Begin at the first line below and copy each line exactly, ending with the line where "const ucClipData = clusters.map((k, i)" appears.

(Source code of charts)
*-*-*
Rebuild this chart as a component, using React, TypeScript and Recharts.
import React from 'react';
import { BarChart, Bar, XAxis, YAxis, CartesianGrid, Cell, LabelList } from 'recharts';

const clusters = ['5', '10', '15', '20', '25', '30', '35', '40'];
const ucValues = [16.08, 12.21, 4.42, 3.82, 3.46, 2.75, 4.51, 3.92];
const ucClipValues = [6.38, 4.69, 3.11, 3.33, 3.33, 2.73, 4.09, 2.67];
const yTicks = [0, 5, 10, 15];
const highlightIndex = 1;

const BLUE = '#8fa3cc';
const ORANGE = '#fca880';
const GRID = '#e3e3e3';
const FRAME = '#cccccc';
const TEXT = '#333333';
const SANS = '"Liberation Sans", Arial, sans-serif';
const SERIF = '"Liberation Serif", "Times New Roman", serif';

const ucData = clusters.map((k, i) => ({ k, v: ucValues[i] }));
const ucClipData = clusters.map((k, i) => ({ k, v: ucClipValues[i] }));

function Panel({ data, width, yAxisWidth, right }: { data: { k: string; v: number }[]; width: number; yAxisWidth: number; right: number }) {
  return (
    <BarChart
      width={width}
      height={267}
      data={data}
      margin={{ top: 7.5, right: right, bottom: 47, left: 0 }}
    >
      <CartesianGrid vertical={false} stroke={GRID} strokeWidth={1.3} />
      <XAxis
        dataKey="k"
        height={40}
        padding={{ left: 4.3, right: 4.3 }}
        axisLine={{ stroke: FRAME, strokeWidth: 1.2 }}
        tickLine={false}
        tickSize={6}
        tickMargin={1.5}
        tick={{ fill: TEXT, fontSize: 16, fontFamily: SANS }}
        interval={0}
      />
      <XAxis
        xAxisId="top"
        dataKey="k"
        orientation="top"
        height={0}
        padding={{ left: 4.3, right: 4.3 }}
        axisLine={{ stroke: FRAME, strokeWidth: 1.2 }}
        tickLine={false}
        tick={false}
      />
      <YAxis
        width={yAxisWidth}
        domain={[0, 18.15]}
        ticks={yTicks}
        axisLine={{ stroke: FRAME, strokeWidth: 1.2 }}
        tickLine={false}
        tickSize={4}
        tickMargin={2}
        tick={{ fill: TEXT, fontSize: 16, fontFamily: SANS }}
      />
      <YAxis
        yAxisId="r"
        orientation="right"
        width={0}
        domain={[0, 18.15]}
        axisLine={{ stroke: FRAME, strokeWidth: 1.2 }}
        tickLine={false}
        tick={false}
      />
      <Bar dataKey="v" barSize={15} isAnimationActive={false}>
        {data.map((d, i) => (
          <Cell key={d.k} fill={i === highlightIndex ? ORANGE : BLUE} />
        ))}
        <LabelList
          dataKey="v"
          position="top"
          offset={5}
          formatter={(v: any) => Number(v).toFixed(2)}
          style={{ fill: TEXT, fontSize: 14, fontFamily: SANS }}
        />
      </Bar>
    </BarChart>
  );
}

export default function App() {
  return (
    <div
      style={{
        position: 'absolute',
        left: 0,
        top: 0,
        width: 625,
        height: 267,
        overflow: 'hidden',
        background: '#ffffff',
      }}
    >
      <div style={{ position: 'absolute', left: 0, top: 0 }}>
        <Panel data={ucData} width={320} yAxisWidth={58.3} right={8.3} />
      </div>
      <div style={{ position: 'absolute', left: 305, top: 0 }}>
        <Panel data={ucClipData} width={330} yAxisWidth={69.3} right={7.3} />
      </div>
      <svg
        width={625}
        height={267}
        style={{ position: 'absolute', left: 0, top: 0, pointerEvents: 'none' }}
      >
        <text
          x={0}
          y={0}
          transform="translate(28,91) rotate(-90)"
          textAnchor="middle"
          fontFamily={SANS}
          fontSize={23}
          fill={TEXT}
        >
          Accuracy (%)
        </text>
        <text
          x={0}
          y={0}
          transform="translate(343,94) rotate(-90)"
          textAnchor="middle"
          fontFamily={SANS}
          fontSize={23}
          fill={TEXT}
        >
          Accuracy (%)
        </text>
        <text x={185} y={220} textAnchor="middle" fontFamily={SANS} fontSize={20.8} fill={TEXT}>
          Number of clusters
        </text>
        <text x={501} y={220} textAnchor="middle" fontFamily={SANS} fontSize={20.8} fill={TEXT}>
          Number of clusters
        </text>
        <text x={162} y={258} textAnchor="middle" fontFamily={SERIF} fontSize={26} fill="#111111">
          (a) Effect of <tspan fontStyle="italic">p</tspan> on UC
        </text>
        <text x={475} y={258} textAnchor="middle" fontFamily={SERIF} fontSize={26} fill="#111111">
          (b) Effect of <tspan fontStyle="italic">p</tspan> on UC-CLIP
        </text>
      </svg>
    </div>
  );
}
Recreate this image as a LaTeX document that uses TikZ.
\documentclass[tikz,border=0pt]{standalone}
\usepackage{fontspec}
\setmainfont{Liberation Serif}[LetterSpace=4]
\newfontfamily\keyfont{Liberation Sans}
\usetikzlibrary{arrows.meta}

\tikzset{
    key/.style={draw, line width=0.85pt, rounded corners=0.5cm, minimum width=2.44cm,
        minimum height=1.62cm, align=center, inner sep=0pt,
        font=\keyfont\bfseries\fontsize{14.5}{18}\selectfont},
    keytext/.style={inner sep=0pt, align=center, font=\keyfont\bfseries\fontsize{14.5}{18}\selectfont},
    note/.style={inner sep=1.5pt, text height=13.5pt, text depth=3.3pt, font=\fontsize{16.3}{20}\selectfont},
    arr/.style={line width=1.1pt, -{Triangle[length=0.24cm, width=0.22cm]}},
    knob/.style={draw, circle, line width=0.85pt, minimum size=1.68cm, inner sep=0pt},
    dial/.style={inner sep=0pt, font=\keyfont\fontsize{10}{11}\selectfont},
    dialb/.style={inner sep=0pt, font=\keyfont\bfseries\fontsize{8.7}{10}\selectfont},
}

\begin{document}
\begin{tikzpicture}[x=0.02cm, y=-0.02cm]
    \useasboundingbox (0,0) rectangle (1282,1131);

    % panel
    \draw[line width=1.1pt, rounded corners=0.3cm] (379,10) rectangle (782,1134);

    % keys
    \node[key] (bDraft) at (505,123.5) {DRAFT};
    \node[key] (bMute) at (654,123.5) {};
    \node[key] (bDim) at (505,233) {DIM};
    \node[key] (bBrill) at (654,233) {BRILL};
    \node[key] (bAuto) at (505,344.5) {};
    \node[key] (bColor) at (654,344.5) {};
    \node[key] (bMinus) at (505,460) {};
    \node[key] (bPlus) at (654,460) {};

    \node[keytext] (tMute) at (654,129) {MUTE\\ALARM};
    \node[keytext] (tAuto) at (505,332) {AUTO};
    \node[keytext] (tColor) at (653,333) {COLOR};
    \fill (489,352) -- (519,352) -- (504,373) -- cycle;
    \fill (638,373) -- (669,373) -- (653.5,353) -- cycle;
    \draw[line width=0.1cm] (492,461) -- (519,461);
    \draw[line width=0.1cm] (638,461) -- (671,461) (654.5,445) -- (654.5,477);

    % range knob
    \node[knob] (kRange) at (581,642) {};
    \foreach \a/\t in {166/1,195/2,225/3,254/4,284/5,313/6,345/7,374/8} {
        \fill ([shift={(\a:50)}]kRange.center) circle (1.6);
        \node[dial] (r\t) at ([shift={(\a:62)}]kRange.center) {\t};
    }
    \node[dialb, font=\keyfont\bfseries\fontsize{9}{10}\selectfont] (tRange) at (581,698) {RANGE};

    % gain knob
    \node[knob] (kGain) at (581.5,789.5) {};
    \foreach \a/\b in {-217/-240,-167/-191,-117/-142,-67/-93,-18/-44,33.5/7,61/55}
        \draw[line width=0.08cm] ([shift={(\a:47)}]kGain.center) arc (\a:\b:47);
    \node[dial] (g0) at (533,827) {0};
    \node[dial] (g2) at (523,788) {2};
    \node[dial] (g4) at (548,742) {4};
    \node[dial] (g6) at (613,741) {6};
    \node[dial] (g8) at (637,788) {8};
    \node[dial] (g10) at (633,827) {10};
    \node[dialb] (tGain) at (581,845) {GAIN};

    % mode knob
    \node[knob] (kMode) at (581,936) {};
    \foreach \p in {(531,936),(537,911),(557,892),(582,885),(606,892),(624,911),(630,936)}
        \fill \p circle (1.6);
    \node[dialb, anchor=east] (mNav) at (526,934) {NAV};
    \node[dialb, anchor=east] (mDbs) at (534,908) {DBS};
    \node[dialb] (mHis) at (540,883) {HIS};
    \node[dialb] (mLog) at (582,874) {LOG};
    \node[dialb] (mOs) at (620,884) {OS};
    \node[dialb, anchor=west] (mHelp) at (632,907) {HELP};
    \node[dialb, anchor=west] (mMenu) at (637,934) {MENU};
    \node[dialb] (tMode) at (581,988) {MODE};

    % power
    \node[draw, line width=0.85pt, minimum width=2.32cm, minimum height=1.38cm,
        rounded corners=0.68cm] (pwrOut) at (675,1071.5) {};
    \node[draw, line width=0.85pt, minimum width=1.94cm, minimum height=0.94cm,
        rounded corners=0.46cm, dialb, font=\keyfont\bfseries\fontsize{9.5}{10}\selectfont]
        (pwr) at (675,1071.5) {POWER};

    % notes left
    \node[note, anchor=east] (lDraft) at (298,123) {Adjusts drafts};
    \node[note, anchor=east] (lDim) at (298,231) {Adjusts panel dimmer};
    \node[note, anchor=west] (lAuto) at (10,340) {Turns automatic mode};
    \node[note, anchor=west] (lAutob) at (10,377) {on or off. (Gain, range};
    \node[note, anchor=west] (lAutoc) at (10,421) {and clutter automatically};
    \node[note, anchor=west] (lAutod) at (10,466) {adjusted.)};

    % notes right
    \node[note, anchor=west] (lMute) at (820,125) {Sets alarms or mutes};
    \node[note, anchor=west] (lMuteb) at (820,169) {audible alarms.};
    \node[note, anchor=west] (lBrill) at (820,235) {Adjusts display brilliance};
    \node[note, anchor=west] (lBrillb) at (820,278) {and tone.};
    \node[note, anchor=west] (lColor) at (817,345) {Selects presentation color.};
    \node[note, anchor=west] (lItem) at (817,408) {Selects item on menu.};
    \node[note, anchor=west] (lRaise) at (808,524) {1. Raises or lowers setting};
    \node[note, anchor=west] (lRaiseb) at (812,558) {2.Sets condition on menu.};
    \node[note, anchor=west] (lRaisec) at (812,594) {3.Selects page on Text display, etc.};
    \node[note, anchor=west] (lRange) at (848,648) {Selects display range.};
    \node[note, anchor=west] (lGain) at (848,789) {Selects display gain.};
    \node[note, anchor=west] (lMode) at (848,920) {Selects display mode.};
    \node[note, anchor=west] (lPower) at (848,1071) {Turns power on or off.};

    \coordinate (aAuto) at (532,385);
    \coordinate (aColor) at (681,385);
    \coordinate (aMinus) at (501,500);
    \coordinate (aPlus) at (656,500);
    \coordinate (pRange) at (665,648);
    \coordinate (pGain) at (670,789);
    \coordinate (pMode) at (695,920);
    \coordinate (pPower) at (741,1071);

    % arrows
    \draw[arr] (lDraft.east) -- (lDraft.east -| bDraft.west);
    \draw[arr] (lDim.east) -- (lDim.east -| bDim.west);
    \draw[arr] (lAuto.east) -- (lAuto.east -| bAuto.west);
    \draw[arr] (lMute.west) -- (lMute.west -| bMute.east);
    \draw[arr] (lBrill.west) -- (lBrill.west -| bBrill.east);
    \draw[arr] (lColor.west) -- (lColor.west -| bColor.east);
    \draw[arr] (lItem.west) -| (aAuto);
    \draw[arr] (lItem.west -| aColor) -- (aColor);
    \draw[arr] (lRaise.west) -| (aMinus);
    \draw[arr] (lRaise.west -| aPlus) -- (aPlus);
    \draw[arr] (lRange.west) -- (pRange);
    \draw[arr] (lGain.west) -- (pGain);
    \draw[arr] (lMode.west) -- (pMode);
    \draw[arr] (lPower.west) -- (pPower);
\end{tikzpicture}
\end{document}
*-*-*
* _FINAL ANSWER_:
Rebuild this chart as a component, using React, TypeScript and Recharts.
import React from 'react';
import { BarChart, Bar, XAxis, YAxis, CartesianGrid, Cell, LabelList } from 'recharts';

const clusters = ['5', '10', '15', '20', '25', '30', '35', '40'];
const ucValues = [16.08, 12.21, 4.42, 3.82, 3.46, 2.75, 4.51, 3.92];
const ucClipValues = [6.38, 4.69, 3.11, 3.33, 3.33, 2.73, 4.09, 2.67];
const yTicks = [0, 5, 10, 15];
const highlightIndex = 1;

const BLUE = '#8fa3cc';
const ORANGE = '#fca880';
const GRID = '#e3e3e3';
const FRAME = '#cccccc';
const TEXT = '#333333';
const SANS = '"Liberation Sans", Arial, sans-serif';
const SERIF = '"Liberation Serif", "Times New Roman", serif';

const ucData = clusters.map((k, i) => ({ k, v: ucValues[i] }));
const ucClipData = clusters.map((k, i) => ({ k, v: ucClipValues[i] }));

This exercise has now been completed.